THE REPUBLIC OF TAHRIR

The revolutionaries labored under twin fears as they converged on El Hayiss Pastries on the morning of January 25, 2011. The first was simply that they would fail, that the uprising they had announced with such fanfare would amount to nothing, and Egyptians would prove as docile as the regime said they were. The second was more vague and complex. They worried that if the public's anger were aroused, no one would be able to harness it for constructive ends. The fourteen activists who had planned the secret march out of Bulaq Dakrour represented some but not all of the activists laboring in Egypt. Basem had come to politics only recently, but others had been thinking about how to unseat Mubarak's regime for a decade or more. They included Islamists, labor activists, communists, socialists, and liberals. They weren't sure they could raise a revolution, but they were planning ahead just in case they succeeded.

This small group, almost alone among Egyptians, didn't consider politics a dirty word; they had formed a coalition with a goal of intimidating the regime and perhaps forcing the resignation of its top police official. They hoped they might prompt as many as ten thousand people to march to the city center, enough perhaps to demand Hosni Mubarak's attention. They had studied the politics of their own country and, even more assiduously, they had followed the lightning revolution in Tunisia, which had begun when a fruit peddler named Mohamed Bouazizi set himself on fire to protest the confiscation of his scales by a corrupt police officer.

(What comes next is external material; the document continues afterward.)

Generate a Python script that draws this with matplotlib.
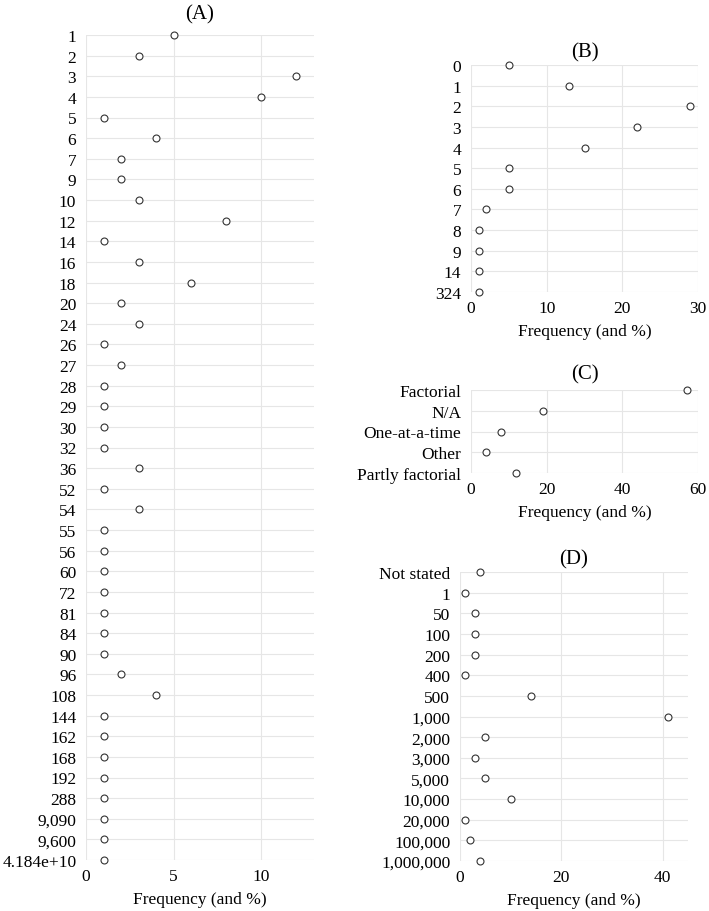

Mubarak's minions were watching too, but they were unconcerned. “Egypt is a different case than Tunisia,” an Egyptian cabinet member
told the press. The regime was glib, but there was some truth to its claim. Tunisia was a tiny middle-class country. Egypt had ninety million inhabitants, most of them poor and many illiterate. Egypt's government had more people on its payroll than Tunisia had citizens. Perhaps Egypt's regime was blind to the threat against it, or perhaps it knew that deep foundations supported the tyrant at its head.